Driving blind? AAA Says Cloudy Headlights Can Significantly Impair Vision
Florham Park, N.J., December 11, 2018 — Using a vehicle’s headlights day or night is the best way to see and be seen on the road. But cloudy or yellowed headlights can lead to dangerous nighttime driving conditions. That’s because deteriorated headlights can produce 80 percent less light compared to when they are new, according to new AAA Engineering research.
With 50 percent of crashes occurring at night, AAA urges drivers to check their headlights for signs of deterioration and either replace them with new assemblies from the manufacturer or invest in professional or do-it-yourself services to improve light output.
“Think of your headlights as your car’s ‘eyes,’” said Robert Sinclair Jr., Manager of Media Relations for AAA Northeast. “Cloudy headlights are like milky cataracts that impede your vision, especially on dark or poorly lit roadways.”
The new AAA study literally sheds light on an issue that many drivers, especially older ones, are concerned about: how headlights impact night driving.
Sunlight causes the plastic coating on headlights to degrade. It also leads to discoloration, which in turn obscures the amount of light produced by the headlight bulb. A vehicle’s headlights can show signs of deterioration as early as three to five years on new cars, according to the study.
“Degraded headlights are like a shade over a window,” Sinclair explained. “Some light will come through, but it’s greatly reduced.”
The AAA study compared headlights of two popular sedans, both about 11 years in age, to new, clear headlights and found with low beams, the older assemblies provided just 22 percent of the amount of light provided by new headlights that operate at full capacity. The average US car is about 11.6 years old.

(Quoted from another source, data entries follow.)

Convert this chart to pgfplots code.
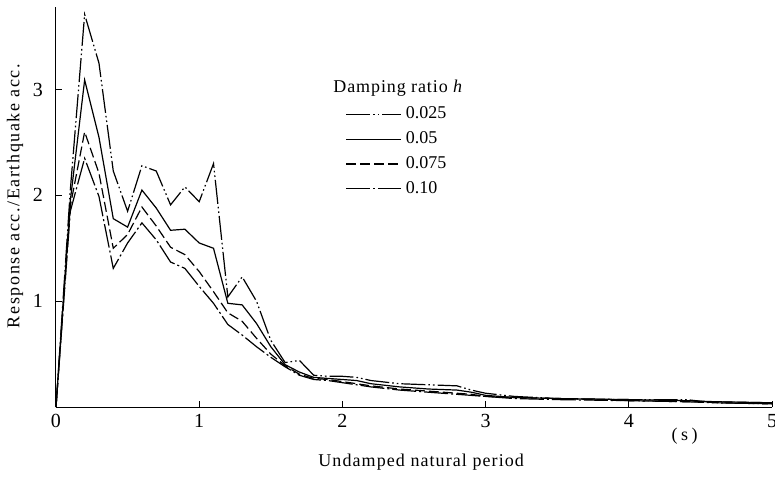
\documentclass[border=0pt]{standalone}
\usepackage{fontspec}
\setmainfont{Liberation Serif}
\usepackage{pgfplots}
\usepackage{pgfplotstable}
\pgfplotsset{compat=1.18}

\pgfplotstableread{
T     h025  h05   h075  h10
0.0   0.00  0.00  0.00  0.00
0.1   2.05  1.95  1.90  1.85
0.2   3.71  3.09  2.60  2.35
0.3   3.25  2.55  2.21  1.99
0.4   2.23  1.78  1.50  1.31
0.5   1.85  1.70  1.63  1.55
0.6   2.28  2.05  1.89  1.74
0.7   2.23  1.88  1.71  1.58
0.8   1.91  1.67  1.51  1.37
0.9   2.08  1.68  1.44  1.31
1.0   1.94  1.55  1.28  1.14
1.1   2.30  1.50  1.09  0.98
1.2   1.04  0.98  0.89  0.78
1.3   1.23  0.965 0.81  0.68
1.4   1.00  0.79  0.65  0.57
1.5   0.63  0.57  0.50  0.47
1.6   0.42  0.40  0.39  0.38
1.7   0.44  0.33  0.31  0.30
1.8   0.30  0.28  0.27  0.26
1.9   0.29  0.27  0.26  0.25
2.0   0.29  0.26  0.24  0.23
2.1   0.28  0.25  0.22  0.21
2.2   0.25  0.22  0.20  0.19
2.4   0.22  0.19  0.17  0.16
2.6   0.21  0.17  0.15  0.14
2.8   0.20  0.16  0.13  0.12
2.9   0.16  0.14  0.12  0.11
3.0   0.13  0.11  0.10  0.10
3.2   0.10  0.09  0.09  0.08
3.5   0.08  0.08  0.08  0.07
4.0   0.07  0.07  0.06  0.06
4.4   0.07  0.06  0.05  0.05
4.6   0.04  0.05  0.05  0.04
5.0   0.03  0.04  0.04  0.03
}\spectra

\begin{document}
\begin{tikzpicture}[x=1pt,y=1pt]
\path[use as bounding box] (-28pt,-35.5pt) rectangle (359.5pt,203.5pt);
\begin{axis}[
  at={(0,0)}, anchor=origin,
  scale only axis,
  width=358pt, height=200pt,
  xmin=0, xmax=5, ymin=0, ymax=3.78,
  axis x line=bottom, axis y line=left,
  axis line style={-, line width=0.5pt},
  xtick={0,1,2,3,4,5},
  ytick={1,2,3},
  tick align=inside,
  major tick length=3pt,
  tick style={line width=0.5pt, black},
  /pgf/number format/assume math mode=true,
  ticklabel style={font=\fontsize{10}{12}\selectfont},
  yticklabel style={xshift=-3pt},
  xlabel={\addfontfeature{LetterSpace=6}Undamped natural period},
  ylabel={\addfontfeature{LetterSpace=9}Response acc./Earthquake acc.},
  every axis x label/.style={at={(axis description cs:0.51,0)}, anchor=center, yshift=-27.5pt, font=\fontsize{9}{11}\selectfont},
  every axis y label/.style={at={([xshift=-20.5pt]axis description cs:0,0.5275)}, anchor=center, rotate=90, font=\fontsize{9}{11}\selectfont},
  clip=false,
  legend cell align=left,
  legend style={draw=none, fill=none, at={(axis cs:2.02,2.885)}, anchor=north west,
    font=\fontsize{9}{11}\selectfont, row sep=0pt, inner sep=0pt,
    nodes={inner ysep=2.45pt}},
  legend image code/.code={\draw[#1, line width=0.6pt] (0pt,0pt) -- (27.5pt,0pt);},
  /tikz/every even column/.append style={column sep=8pt},
]
\addplot[black, line width=0.6pt, dash pattern=on 12pt off 1.5pt on 0.8pt off 1.5pt on 0.8pt off 1.5pt] table[x=T,y=h025] {\spectra};
\addlegendentry{0.025}
\addplot[black, line width=0.6pt] table[x=T,y=h05] {\spectra};
\addlegendentry{0.05}
\addplot[black, line width=0.6pt, dash pattern=on 5pt off 2pt] table[x=T,y=h075] {\spectra};
\addlegendentry{0.075}
\addplot[black, line width=0.6pt, dash pattern=on 12pt off 1.5pt on 1pt off 1.5pt] table[x=T,y=h10] {\spectra};
\addlegendentry{0.10}
\node[font=\fontsize{9}{11}\selectfont, anchor=center] at (axis cs:2.39,3.013) {\addfontfeature{LetterSpace=5}Damping ratio \textit{h}};
\node[font=\fontsize{9}{11}\selectfont, anchor=center] at (axis cs:4.39,-0.28) {\addfontfeature{LetterSpace=20}(s)};
\end{axis}
\end{tikzpicture}
\end{document}
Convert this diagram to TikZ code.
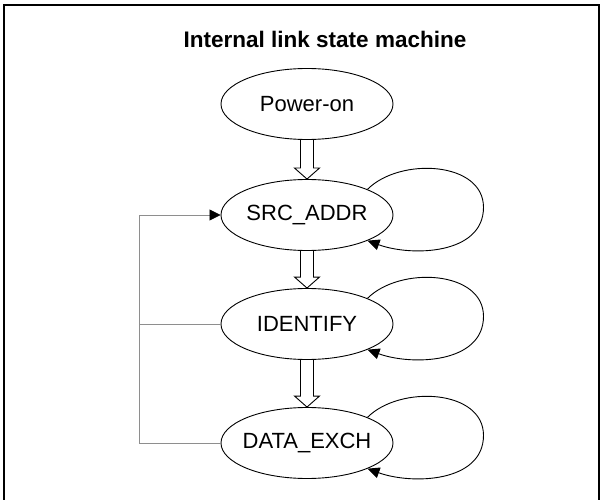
\documentclass[tikz,border=0pt]{standalone}
\usepackage{fontspec}
\setmainfont{Liberation Sans}
\usetikzlibrary{shapes.geometric,arrows.meta,calc}
\definecolor{wire}{HTML}{8E8E8E}
\tikzset{
  state/.style={draw,ellipse,line width=0.9pt,minimum width=172pt,minimum height=71pt,
    inner xsep=-20pt,inner ysep=0pt,font=\fontsize{22pt}{26pt}\selectfont},
  blockarrow/.style={draw,line width=0.9pt,to path={let \p1=(\tikztostart),\p2=(\tikztotarget) in
    (\x1-6.5pt,\y1) -- (\x1-6.5pt,\y2+11pt) -- (\x1-12.5pt,\y2+11pt) -- (\x1,\y2)
    -- (\x1+12.5pt,\y2+11pt) -- (\x1+6.5pt,\y2+11pt) -- (\x1+6.5pt,\y1)}},
  selfarc/.style={draw,line width=0.9pt,-{Triangle[length=12pt,width=11pt]}},
  fbline/.style={draw=wire,line width=0.8pt}
}
\begin{document}
\begin{tikzpicture}[x=1pt,y=1pt]
\useasboundingbox (0,0) rectangle (603,499);
\draw[line width=1.8pt] (4,-2) -- (4,494) -- (599,494) -- (599,-2);
\node[anchor=base,font=\bfseries\fontsize{22.5pt}{27pt}\selectfont] (title) at (325,451) {Internal link state machine};
\node[state] (pwr) at (307,395) {Power-on};
\node[state] (src) at (307,284) {SRC\_ADDR};
\node[state] (ident) at (307,175) {IDENTIFY};
\node[state] (data) at (307,56) {DATA\_EXCH};
\draw[blockarrow] (pwr.south) to (src.north);
\draw[blockarrow] (src.south) to (ident.north);
\draw[blockarrow] (ident.south) to (data.north);
\foreach \s in {src,ident,data}
  \draw[selfarc] (\s.23) to[out=45,in=90] ++(116,-18) to[out=-90,in=-20] (\s.-23);
\coordinate (fbx) at (139,0);
\draw[fbline,-{Triangle[length=11pt,width=11pt,color=black]}] (data.west) -- (data.west -| fbx) |- (src.west);
\draw[fbline] (ident.west) -- (ident.west -| fbx);
\end{tikzpicture}
\end{document}
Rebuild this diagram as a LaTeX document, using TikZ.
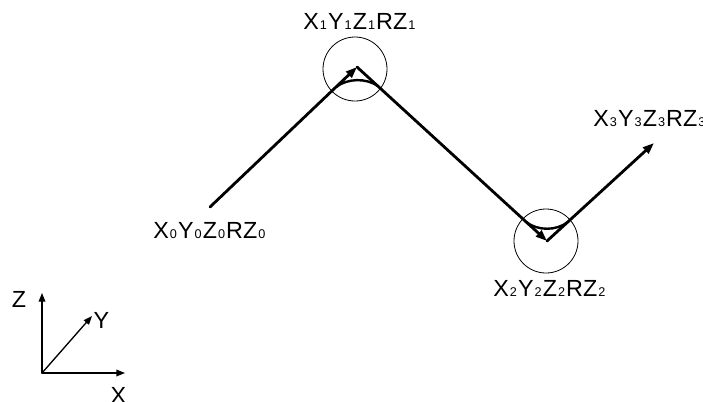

“Driving at night with degraded headlights is a risk that drivers shouldn’t take,” said Sinclair. “Especially when there are solutions that can dramatically improve lighting performance.”
To restore 100 percent light output, the most effective — and most expensive — method is replacing the old headlights, says Sinclair. Less expensive aftermarket headlights are available from auto supply stores, but they registered light output between 83 and 90 percent, the research reported.
The most cost-effective — but not necessarily the best — option is using professional or DIY methods to restore existing headlights, which produce light output to about 70 percent. These methods, however, produce more glare than acceptable to ongoing traffic, the report said.
Unlike batteries or tires, Sinclair notes, most drivers don’t routinely inspect their headlights.
To minimize nighttime driving risks, AAA recommends drivers:
· Routinely check headlights for signs of discoloration. If it’s difficult to see the bulb through the lens, replace or restore the assembly as soon as possible.
· Make sure headlights are properly aimed to maximize lighting and minimize glare to oncoming motorists.
· Contact an area repair shop such as a AAA Approved Auto Repair facility for replacement and restoration services.· Look into do-it-yourself restoration services, which offer some savings and are relatively simple, but realize they’re not the most effective method.